Pyrene-based aggregation-induced emission: A bridge model to regulate aggregation.

Abstract

The aggregation process plays a significant role in regulating the aggregate structures from molecules toward macroscopic photophysical properties. Pyrene (Py), as the simplest dimer candidate, serves as a suitable model for studying the aggregation. Herein, a series of Py-based aggregation-induced emission (AIE) materials have been investigated by clarifying the comprehensive roles of oxygen, substituents, molecular motion, and packing during aggregation, initially realizing the aim of controlling aggregate structures. With a largely planar and conjugated conformation, Py shows anomalous AIE characteristics due to the oxygen quenching at the molecular level but turn-on fluorescence in the aggregate state because of the oxygen isolation. Although introducing substituents induces molecular motion and similarly weakened luminescence in the molecular state, the impact of substituents on the aggregate-state photophysical properties enormously differs, exhibiting from weak blue, strong cyan, and strong green to weak yellow emissions, due to variable aggregate structures.
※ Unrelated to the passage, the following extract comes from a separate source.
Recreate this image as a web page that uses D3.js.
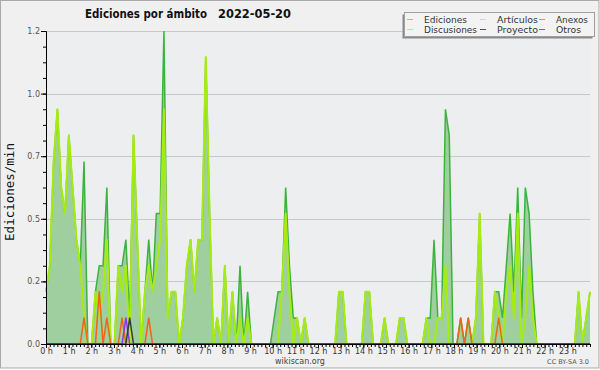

Interestingly, the natural alicycle-substituted Py-dehydroabietylamine (Py-DAA) exhibits both mechanochromism and acidichromism, which can be synergistically applied in dynamic encryption-decryption. This work not only elucidates the unique AIE property of Py for the first time but also clarifies the bridging role of aggregation between single-molecular and aggregate states, achieving preliminary control over the aggregate structures.